Interview: Pritchard discusses the Blazers — part II

Transcript of an interview conducted Thursday with Portland Trail Blazers general manager Kevin Pritchard at the team’s practice facility in Tualatin, Ore.

On Nate McMillan’s coaching performance this year:

He’s like the juggle-master. One day he’s juggling three bowling balls. The next day, it’s five cones. And the next day … But he does it well. I think the thing that makes Nate special is, he has an amazing foundation. What he’s about, he doesn’t get out of that. That’s what he’s about; I don’t care what you say, that’s what we’re going to do. He’s unflappable that way. And, again, him and I would tell you, we don’t agree, and I love that. Shame on us if we come together every day and say, ‘This is the way it should be done, and this is the player we should go after.’ Baloney. That’s not the way you get to greater evolution and a higher knowledge in terms of your decision-making process. I’ve enjoyed our debates that we’ve had. Because, No. 1, they’ve been totally respectful. And No. 2, because I think he has a great mind. And I enjoy listening to it. I learn — every day in this building is amazing. If you come with an open mind, you learn about basketball. And for me, that’s been the best thing. I think everybody in this building sees, ‘You know what? There’s a lot of really good basketball opinions in here.’ And that’s what they are: they’re really basketball opinions. There’s no basketball truths — no. There’s a lot of ways to be successful.

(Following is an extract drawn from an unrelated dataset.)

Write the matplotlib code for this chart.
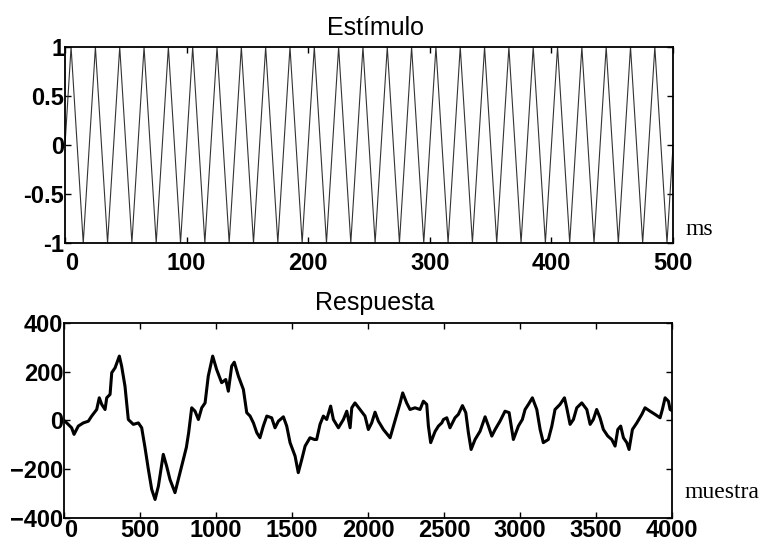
import matplotlib
matplotlib.use('Agg')
import matplotlib.pyplot as plt

plt.rcParams['font.family'] = ['Liberation Sans', 'DejaVu Sans']

# stimulus: peaks and troughs of the 50 Hz tone (ms, amplitude)
stim_ms = [0, 5, 15, 25, 35, 45, 55, 65, 75, 85, 95, 105, 115, 125, 135,
           145, 155, 165, 175, 185, 195, 205, 215, 225, 235, 245, 255, 265,
           275, 285, 295, 305, 315, 325, 335, 345, 355, 365, 375, 385, 395,
           405, 415, 425, 435, 445, 455, 465, 475, 485, 495, 500]
stim_val = [0, 1, -1, 1, -1, 1, -1, 1, -1, 1, -1, 1, -1, 1, -1,
            1, -1, 1, -1, 1, -1, 1, -1, 1, -1, 1, -1, 1,
            -1, 1, -1, 1, -1, 1, -1, 1, -1, 1, -1, 1, -1,
            1, -1, 1, -1, 1, -1, 1, -1, 1, -1, 0]

# response (sample index, value)
resp_n = [0, 18, 50, 66, 94, 127, 160, 182, 215, 232, 248, 270, 281, 303, 314,
          336, 364, 379, 401, 423, 456, 489, 511, 533, 555, 577, 599, 621, 653,
          675, 697, 730, 752, 785, 805, 820, 840, 862, 884, 906, 928, 949, 978,
          1004, 1037, 1064, 1081, 1103, 1120, 1147, 1180, 1202, 1224, 1246,
          1268, 1289, 1311, 1334, 1366, 1388, 1410, 1443, 1465, 1487, 1520,
          1541, 1564, 1586, 1618, 1647, 1662, 1684, 1706, 1728, 1754, 1772,
          1805, 1838, 1860, 1882, 1893, 1914, 1947, 1980, 2002, 2024, 2046,
          2068, 2101, 2145, 2167, 2189, 2211, 2228, 2254, 2276, 2309, 2342,
          2364, 2386, 2397, 2412, 2441, 2463, 2485, 2496, 2518, 2539, 2572,
          2594, 2621, 2643, 2660, 2678, 2704, 2737, 2770, 2792, 2814, 2836,
          2868, 2901, 2928, 2956, 2989, 3015, 3033, 3055, 3081, 3110, 3132,
          3153, 3186, 3209, 3230, 3263, 3292, 3307, 3329, 3351, 3373, 3406,
          3439, 3461, 3482, 3504, 3526, 3548, 3577, 3603, 3625, 3643, 3662,
          3680, 3702, 3717, 3739, 3768, 3801, 3822, 3855, 3888, 3921, 3936,
          3954, 3976, 3987, 4000]
resp_val = [0, -10, -30, -57, -23, -10, -3, 18, 45, 93, 66, 45, 93, 107, 196,
            216, 264, 223, 141, 4, -16, -10, -30, -112, -201, -283, -324, -269, -139,
            -187, -242, -296, -242, -160, -110, -50, 52, 38, 4, 52, 72, 182, 264,
            209, 155, 168, 120, 223, 239, 182, 127, 32, 18, -10,
            -50, -71, -23, 18, 11, -30, -3, 15, -23, -91, -146,
            -214, -160, -105, -71, -78, -78, -16, 18, 4, 59, 4,
            -30, 4, 38, -30, 52, 72, 45, 18, -37, -10, 34,
            -3, -37, -71, -23, 25, 72, 113, 72, 45, 52, 45,
            79, 66, -23, -91, -45, -23, -10, 4, 11, -30, 11,
            25, 61, 32, -50, -119, -78, -44, 15, -23, -64, -37,
            -3, 38, 32, -78, -23, 4, 45, 66, 93, 45, -37,
            -91, -78, -23, 45, 66, 93, 52, -16, 4, 52, 72,
            45, -16, 4, 45, 11, -37, -64, -78, -105, -37, -23,
            -71, -91, -119, -37, -10, 25, 52, 38, 25, 11, 45,
            93, 79, 45, 40]


def style_axes(ax, xpad):
    ax.tick_params(direction='in', top=True, right=True, length=4, width=1,
                   labelsize=17, pad=0.5)
    ax.tick_params(axis='x', pad=xpad)
    for lab in ax.get_xticklabels() + ax.get_yticklabels():
        lab.set_fontweight('bold')
    # first x label sits just right of the corner, as in the original
    ax.get_xticklabels()[0].set_horizontalalignment('left')
    for sp in ax.spines.values():
        sp.set_linewidth(1.3)


fig = plt.figure(figsize=(7.62, 5.51), dpi=100)

ax1 = fig.add_axes([0.0853, 0.559, 0.798, 0.3557])
ax1.plot(stim_ms, stim_val, color='#333333', lw=0.8)
ax1.set_xlim(0, 500)
ax1.set_ylim(-1, 1)
ax1.set_xticks([0, 100, 200, 300, 400, 500])
ax1.set_yticks([-1, -0.5, 0, 0.5, 1])
ax1.set_yticklabels(['-1', '-0.5', '0', '0.5', '1'])
style_axes(ax1, 6.5)
ax1.set_title('Estímulo', fontsize=18, pad=9, x=0.511)
ax1.text(1.021, 0.07, 'ms', transform=ax1.transAxes, fontsize=17,
         family='Liberation Serif', va='center', ha='left')

ax2 = fig.add_axes([0.084, 0.0599, 0.798, 0.354])
ax2.plot(resp_n, resp_val, color='black', lw=2.2)
ax2.set_xlim(0, 4000)
ax2.set_ylim(-400, 400)
ax2.set_xticks([0, 500, 1000, 1500, 2000, 2500, 3000, 3500, 4000])
ax2.set_yticks([-400, -200, 0, 200, 400])
style_axes(ax2, 0.5)
ax2.set_title('Respuesta', fontsize=18, pad=9, x=0.511)
ax2.text(1.021, 0.133, 'muestra', transform=ax2.transAxes, fontsize=17,
         family='Liberation Serif', va='center', ha='left')

fig.savefig('out.png', dpi=100)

On how the trade for Marcus Camby has defined the season, and how close the team came to not pulling the trigger:

It was debated. We all sat in a room and looked at each other and debated the merits. I think we felt like there was need, there was a glaring need. We put Juwan in this position (laughs) to be an anchor defensively at his age — I guess age isn’t really (relevant), because he’s playing great — I felt like it put him in a bad situation. I always felt like when I looked at the team, that I didn’t want a defeatist attitude. I didn’t want them to look at the rest of the 30 games or whatever we had left and just say, ‘We’re going to play for the young guys.’ Because we’ve been there and we’ve done that, and that’s part of our evolution, but we’re done with that. We want to compete at the highest level now. And I felt like that the way Marcus has played, this year prior to coming to us, that he was a really good player. But I had no idea he was this good. He really is a special player. For what he does in between the lines. What he does in the locker room. The way he talks to the guys. All-encompassing, I’ve been around some really good players. But he is up there. Because — and I don’t label guys — but I feel like he’s a winner. He’ll do whatever it takes. Sometimes he’ll score 10, 12 points and be an impact offensively. Other nights, he doesn’t even look to shoot the ball or score, but yet is amazingly impactful. I’ve seen his leadership affect us as much as anybody’s. If we say this is a collective responsibility — which it is — he’s taken his share. But I didn’t know he was this good. I really didn’t. I’d be lying to you if I told you that.